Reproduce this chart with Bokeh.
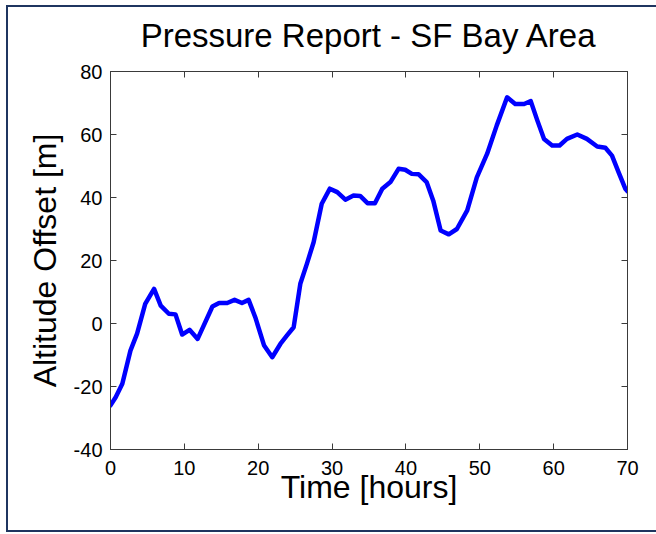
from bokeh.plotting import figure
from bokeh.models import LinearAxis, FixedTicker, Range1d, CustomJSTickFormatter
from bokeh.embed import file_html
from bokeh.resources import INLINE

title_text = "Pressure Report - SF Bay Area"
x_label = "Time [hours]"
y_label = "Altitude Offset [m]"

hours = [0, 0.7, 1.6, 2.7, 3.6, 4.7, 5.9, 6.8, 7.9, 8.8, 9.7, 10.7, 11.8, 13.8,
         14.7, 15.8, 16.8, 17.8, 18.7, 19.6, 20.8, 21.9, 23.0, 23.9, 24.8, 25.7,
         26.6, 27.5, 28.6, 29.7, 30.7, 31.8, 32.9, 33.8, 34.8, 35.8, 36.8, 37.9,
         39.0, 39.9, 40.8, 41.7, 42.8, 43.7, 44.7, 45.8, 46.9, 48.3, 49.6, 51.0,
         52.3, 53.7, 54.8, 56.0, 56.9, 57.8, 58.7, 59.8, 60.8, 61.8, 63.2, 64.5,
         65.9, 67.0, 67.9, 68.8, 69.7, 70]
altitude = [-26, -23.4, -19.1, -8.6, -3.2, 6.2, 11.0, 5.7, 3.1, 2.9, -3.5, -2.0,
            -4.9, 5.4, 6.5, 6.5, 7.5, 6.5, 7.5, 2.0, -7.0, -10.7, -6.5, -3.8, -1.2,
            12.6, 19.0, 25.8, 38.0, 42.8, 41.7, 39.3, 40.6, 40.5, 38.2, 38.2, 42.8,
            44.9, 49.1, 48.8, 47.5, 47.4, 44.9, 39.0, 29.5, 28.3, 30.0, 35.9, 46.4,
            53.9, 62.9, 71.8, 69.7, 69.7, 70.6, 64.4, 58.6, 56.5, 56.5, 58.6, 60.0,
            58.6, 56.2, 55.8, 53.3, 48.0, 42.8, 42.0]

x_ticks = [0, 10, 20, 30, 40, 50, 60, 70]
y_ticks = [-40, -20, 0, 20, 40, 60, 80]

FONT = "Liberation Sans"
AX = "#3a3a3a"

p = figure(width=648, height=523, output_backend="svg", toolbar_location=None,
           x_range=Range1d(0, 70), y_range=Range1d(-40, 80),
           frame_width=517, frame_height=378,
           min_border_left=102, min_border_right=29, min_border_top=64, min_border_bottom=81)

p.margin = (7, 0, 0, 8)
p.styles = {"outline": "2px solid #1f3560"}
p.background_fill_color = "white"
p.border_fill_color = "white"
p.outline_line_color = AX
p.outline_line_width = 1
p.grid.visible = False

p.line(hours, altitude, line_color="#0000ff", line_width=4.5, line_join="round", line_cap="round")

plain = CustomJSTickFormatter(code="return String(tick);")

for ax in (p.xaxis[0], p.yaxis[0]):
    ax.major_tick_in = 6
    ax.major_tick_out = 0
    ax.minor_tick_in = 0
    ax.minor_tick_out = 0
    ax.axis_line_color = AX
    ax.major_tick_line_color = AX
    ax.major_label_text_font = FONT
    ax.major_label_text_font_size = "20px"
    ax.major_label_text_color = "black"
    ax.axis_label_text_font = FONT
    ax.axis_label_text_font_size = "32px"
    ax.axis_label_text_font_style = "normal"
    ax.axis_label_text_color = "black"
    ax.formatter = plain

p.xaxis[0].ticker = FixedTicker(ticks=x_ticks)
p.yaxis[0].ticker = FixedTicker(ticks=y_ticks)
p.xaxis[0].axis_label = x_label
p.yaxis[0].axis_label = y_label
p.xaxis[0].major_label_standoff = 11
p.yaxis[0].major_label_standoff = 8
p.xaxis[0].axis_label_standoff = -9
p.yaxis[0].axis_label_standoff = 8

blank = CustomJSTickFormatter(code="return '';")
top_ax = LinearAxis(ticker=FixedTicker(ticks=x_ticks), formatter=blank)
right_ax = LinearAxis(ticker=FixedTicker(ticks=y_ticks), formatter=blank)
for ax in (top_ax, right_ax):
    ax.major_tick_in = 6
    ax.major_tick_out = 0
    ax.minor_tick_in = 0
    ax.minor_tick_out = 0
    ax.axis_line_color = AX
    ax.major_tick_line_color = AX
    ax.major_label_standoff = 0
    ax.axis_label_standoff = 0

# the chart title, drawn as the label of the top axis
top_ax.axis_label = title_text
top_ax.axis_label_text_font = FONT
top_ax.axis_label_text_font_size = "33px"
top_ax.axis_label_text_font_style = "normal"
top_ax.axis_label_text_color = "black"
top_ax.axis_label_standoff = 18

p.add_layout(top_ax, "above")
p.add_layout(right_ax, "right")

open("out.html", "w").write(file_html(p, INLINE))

## [Problem requirements]
Each line of the data is to be duplicated exactly; pictures stay out of the copy.

## [Solution to this exercise]
Reproduce this chart with Bokeh.
from bokeh.plotting import figure
from bokeh.models import LinearAxis, FixedTicker, Range1d, CustomJSTickFormatter
from bokeh.embed import file_html
from bokeh.resources import INLINE

title_text = "Pressure Report - SF Bay Area"
x_label = "Time [hours]"
y_label = "Altitude Offset [m]"

hours = [0, 0.7, 1.6, 2.7, 3.6, 4.7, 5.9, 6.8, 7.9, 8.8, 9.7, 10.7, 11.8, 13.8,
         14.7, 15.8, 16.8, 17.8, 18.7, 19.6, 20.8, 21.9, 23.0, 23.9, 24.8, 25.7,
         26.6, 27.5, 28.6, 29.7, 30.7, 31.8, 32.9, 33.8, 34.8, 35.8, 36.8, 37.9,
         39.0, 39.9, 40.8, 41.7, 42.8, 43.7, 44.7, 45.8, 46.9, 48.3, 49.6, 51.0,
         52.3, 53.7, 54.8, 56.0, 56.9, 57.8, 58.7, 59.8, 60.8, 61.8, 63.2, 64.5,
         65.9, 67.0, 67.9, 68.8, 69.7, 70]
altitude = [-26, -23.4, -19.1, -8.6, -3.2, 6.2, 11.0, 5.7, 3.1, 2.9, -3.5, -2.0,
            -4.9, 5.4, 6.5, 6.5, 7.5, 6.5, 7.5, 2.0, -7.0, -10.7, -6.5, -3.8, -1.2,
            12.6, 19.0, 25.8, 38.0, 42.8, 41.7, 39.3, 40.6, 40.5, 38.2, 38.2, 42.8,
            44.9, 49.1, 48.8, 47.5, 47.4, 44.9, 39.0, 29.5, 28.3, 30.0, 35.9, 46.4,
            53.9, 62.9, 71.8, 69.7, 69.7, 70.6, 64.4, 58.6, 56.5, 56.5, 58.6, 60.0,
            58.6, 56.2, 55.8, 53.3, 48.0, 42.8, 42.0]

x_ticks = [0, 10, 20, 30, 40, 50, 60, 70]
y_ticks = [-40, -20, 0, 20, 40, 60, 80]

FONT = "Liberation Sans"
AX = "#3a3a3a"

p = figure(width=648, height=523, output_backend="svg", toolbar_location=None,
           x_range=Range1d(0, 70), y_range=Range1d(-40, 80),
           frame_width=517, frame_height=378,
           min_border_left=102, min_border_right=29, min_border_top=64, min_border_bottom=81)

p.margin = (7, 0, 0, 8)
p.styles = {"outline": "2px solid #1f3560"}
p.background_fill_color = "white"
p.border_fill_color = "white"
p.outline_line_color = AX
p.outline_line_width = 1
p.grid.visible = False

p.line(hours, altitude, line_color="#0000ff", line_width=4.5, line_join="round", line_cap="round")

plain = CustomJSTickFormatter(code="return String(tick);")

for ax in (p.xaxis[0], p.yaxis[0]):
    ax.major_tick_in = 6
    ax.major_tick_out = 0
    ax.minor_tick_in = 0
    ax.minor_tick_out = 0
    ax.axis_line_color = AX
    ax.major_tick_line_color = AX
    ax.major_label_text_font = FONT
    ax.major_label_text_font_size = "20px"
    ax.major_label_text_color = "black"
    ax.axis_label_text_font = FONT
    ax.axis_label_text_font_size = "32px"
    ax.axis_label_text_font_style = "normal"
    ax.axis_label_text_color = "black"
    ax.formatter = plain

p.xaxis[0].ticker = FixedTicker(ticks=x_ticks)
p.yaxis[0].ticker = FixedTicker(ticks=y_ticks)
p.xaxis[0].axis_label = x_label
p.yaxis[0].axis_label = y_label
p.xaxis[0].major_label_standoff = 11
p.yaxis[0].major_label_standoff = 8
p.xaxis[0].axis_label_standoff = -9
p.yaxis[0].axis_label_standoff = 8

blank = CustomJSTickFormatter(code="return '';")
top_ax = LinearAxis(ticker=FixedTicker(ticks=x_ticks), formatter=blank)
right_ax = LinearAxis(ticker=FixedTicker(ticks=y_ticks), formatter=blank)
for ax in (top_ax, right_ax):
    ax.major_tick_in = 6
    ax.major_tick_out = 0
    ax.minor_tick_in = 0
    ax.minor_tick_out = 0
    ax.axis_line_color = AX
    ax.major_tick_line_color = AX
    ax.major_label_standoff = 0
    ax.axis_label_standoff = 0

# the chart title, drawn as the label of the top axis
top_ax.axis_label = title_text
top_ax.axis_label_text_font = FONT
top_ax.axis_label_text_font_size = "33px"
top_ax.axis_label_text_font_style = "normal"
top_ax.axis_label_text_color = "black"
top_ax.axis_label_standoff = 18

p.add_layout(top_ax, "above")
p.add_layout(right_ax, "right")

open("out.html", "w").write(file_html(p, INLINE))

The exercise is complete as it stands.